When the religious right was in power in America, should they have been able to deny asylum to LGBT people – or atheists – who were being persecuted by the conservative societies they came from? Before same-sex marriage was a national right, should we have barred people who advocated it?
Even if you have total trust in government officials to use such a power wisely, or if you think the need to keep out bearers of destructive ideologies is so urgent that it overrides all other considerations, there’s a further problem: borders don’t stop ideas. Here’s how I put it in a comment:
If your argument is that Islamism is an unstoppable political ideology that can’t be overcome through peaceful debate or persuasion, then our democracy is doomed already. Even if we were to adopt the desperation move of trying to screen out all immigrants who hold those beliefs, they could make their case to people who already live here, with the same ultimate result.
In the long run, the only thing that defeats a bad idea is a better idea. Bloodshed doesn’t do it; repression doesn’t do it.
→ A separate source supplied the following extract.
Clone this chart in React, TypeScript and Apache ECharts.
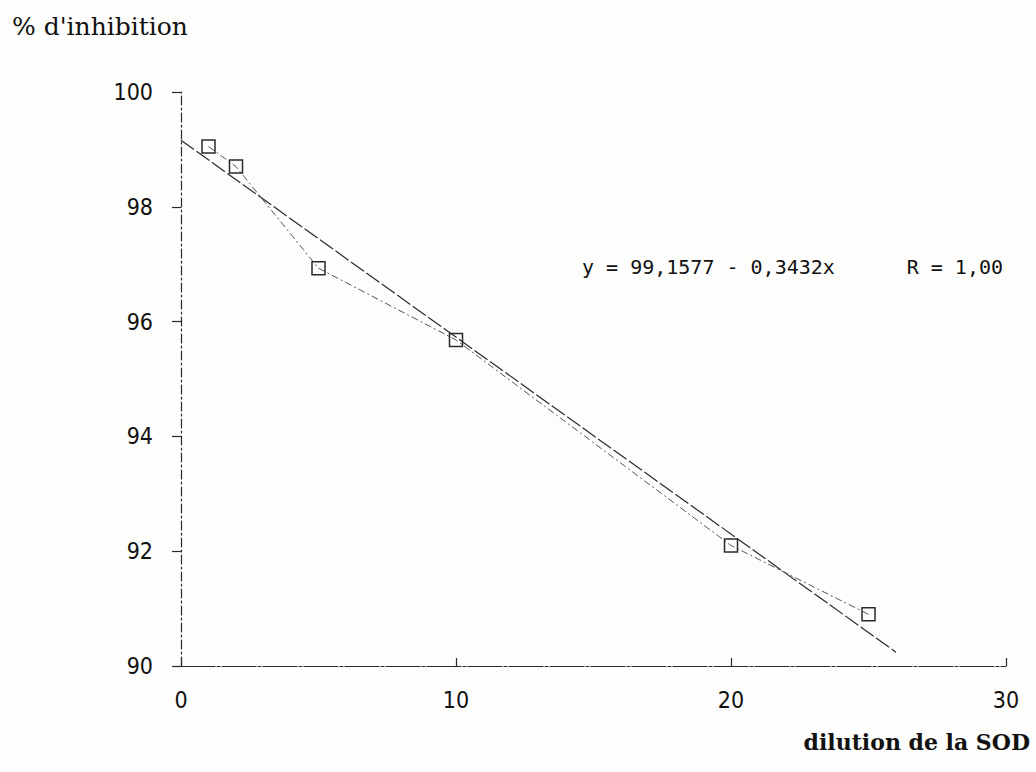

Malignant ideologies only fade away when they’re brought into the light and exposed. This applies with special force to this situation, where Islamists want to feed the narrative of the West as an empire at war with the entire Islamic world. Giving in to paranoid, xenophobic fear and trying to impose a blanket ban on all Muslim immigrants only plays into the fundamentalists’ hands. Proving by example that we’re not the evil empire they make us out to be will do far more to win us allies and turn the tide in the conflict between civilization and violent jihadism – as well as satisfying the moral obligations we have toward our fellow human beings.